┏━━
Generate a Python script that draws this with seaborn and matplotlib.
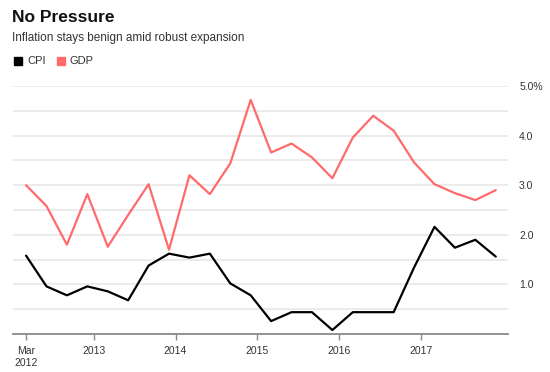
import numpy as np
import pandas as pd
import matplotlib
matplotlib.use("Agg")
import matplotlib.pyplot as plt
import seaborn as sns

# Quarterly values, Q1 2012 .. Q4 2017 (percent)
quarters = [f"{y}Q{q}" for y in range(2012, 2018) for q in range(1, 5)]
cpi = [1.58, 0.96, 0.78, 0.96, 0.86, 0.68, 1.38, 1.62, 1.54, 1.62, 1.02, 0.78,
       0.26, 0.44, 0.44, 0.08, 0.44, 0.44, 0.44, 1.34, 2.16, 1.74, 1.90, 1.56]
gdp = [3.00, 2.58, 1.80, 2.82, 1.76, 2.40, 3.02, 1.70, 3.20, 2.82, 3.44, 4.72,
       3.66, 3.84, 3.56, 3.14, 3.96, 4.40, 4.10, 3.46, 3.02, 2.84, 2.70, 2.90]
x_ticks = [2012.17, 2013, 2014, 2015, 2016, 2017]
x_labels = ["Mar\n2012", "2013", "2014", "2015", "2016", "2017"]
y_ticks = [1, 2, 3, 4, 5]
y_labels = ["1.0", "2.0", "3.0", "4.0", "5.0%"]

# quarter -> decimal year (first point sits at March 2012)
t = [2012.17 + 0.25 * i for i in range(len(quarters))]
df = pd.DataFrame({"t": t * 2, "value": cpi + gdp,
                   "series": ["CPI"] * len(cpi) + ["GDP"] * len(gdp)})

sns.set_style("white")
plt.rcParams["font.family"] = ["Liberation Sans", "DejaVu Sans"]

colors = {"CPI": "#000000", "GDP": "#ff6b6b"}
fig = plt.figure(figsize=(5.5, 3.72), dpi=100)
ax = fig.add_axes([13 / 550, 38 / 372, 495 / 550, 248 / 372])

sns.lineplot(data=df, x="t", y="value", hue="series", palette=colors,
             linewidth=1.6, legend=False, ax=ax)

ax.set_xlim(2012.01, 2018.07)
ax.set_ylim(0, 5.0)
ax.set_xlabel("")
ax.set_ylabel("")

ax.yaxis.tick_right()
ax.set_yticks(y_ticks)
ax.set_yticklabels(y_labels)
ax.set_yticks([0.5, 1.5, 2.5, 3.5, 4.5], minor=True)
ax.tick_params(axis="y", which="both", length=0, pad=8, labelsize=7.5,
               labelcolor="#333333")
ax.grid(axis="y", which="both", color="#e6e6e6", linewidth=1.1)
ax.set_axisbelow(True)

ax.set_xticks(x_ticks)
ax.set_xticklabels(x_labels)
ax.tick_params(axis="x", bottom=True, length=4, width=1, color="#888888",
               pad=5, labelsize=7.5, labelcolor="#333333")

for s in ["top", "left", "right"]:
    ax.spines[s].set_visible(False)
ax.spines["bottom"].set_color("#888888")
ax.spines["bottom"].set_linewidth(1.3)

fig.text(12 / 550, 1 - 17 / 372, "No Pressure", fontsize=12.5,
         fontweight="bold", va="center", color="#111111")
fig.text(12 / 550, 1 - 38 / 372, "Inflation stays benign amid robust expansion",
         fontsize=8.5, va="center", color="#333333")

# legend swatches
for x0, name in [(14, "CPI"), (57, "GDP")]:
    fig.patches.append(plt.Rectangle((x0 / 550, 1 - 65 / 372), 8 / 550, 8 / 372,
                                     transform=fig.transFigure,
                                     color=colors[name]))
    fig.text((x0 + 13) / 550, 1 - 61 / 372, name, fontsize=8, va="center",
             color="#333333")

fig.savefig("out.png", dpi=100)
┗━━
**SET EXERCISE:** Pictures are excluded: retype only the lines from the beginning of the listing above through the line with "ax.set_axisbelow(True)", both included.

**FINAL RESULT:**
Generate a Python script that draws this with seaborn and matplotlib.
import numpy as np
import pandas as pd
import matplotlib
matplotlib.use("Agg")
import matplotlib.pyplot as plt
import seaborn as sns

# Quarterly values, Q1 2012 .. Q4 2017 (percent)
quarters = [f"{y}Q{q}" for y in range(2012, 2018) for q in range(1, 5)]
cpi = [1.58, 0.96, 0.78, 0.96, 0.86, 0.68, 1.38, 1.62, 1.54, 1.62, 1.02, 0.78,
       0.26, 0.44, 0.44, 0.08, 0.44, 0.44, 0.44, 1.34, 2.16, 1.74, 1.90, 1.56]
gdp = [3.00, 2.58, 1.80, 2.82, 1.76, 2.40, 3.02, 1.70, 3.20, 2.82, 3.44, 4.72,
       3.66, 3.84, 3.56, 3.14, 3.96, 4.40, 4.10, 3.46, 3.02, 2.84, 2.70, 2.90]
x_ticks = [2012.17, 2013, 2014, 2015, 2016, 2017]
x_labels = ["Mar\n2012", "2013", "2014", "2015", "2016", "2017"]
y_ticks = [1, 2, 3, 4, 5]
y_labels = ["1.0", "2.0", "3.0", "4.0", "5.0%"]

# quarter -> decimal year (first point sits at March 2012)
t = [2012.17 + 0.25 * i for i in range(len(quarters))]
df = pd.DataFrame({"t": t * 2, "value": cpi + gdp,
                   "series": ["CPI"] * len(cpi) + ["GDP"] * len(gdp)})

sns.set_style("white")
plt.rcParams["font.family"] = ["Liberation Sans", "DejaVu Sans"]

colors = {"CPI": "#000000", "GDP": "#ff6b6b"}
fig = plt.figure(figsize=(5.5, 3.72), dpi=100)
ax = fig.add_axes([13 / 550, 38 / 372, 495 / 550, 248 / 372])

sns.lineplot(data=df, x="t", y="value", hue="series", palette=colors,
             linewidth=1.6, legend=False, ax=ax)

ax.set_xlim(2012.01, 2018.07)
ax.set_ylim(0, 5.0)
ax.set_xlabel("")
ax.set_ylabel("")

ax.yaxis.tick_right()
ax.set_yticks(y_ticks)
ax.set_yticklabels(y_labels)
ax.set_yticks([0.5, 1.5, 2.5, 3.5, 4.5], minor=True)
ax.tick_params(axis="y", which="both", length=0, pad=8, labelsize=7.5,
               labelcolor="#333333")
ax.grid(axis="y", which="both", color="#e6e6e6", linewidth=1.1)
ax.set_axisbelow(True)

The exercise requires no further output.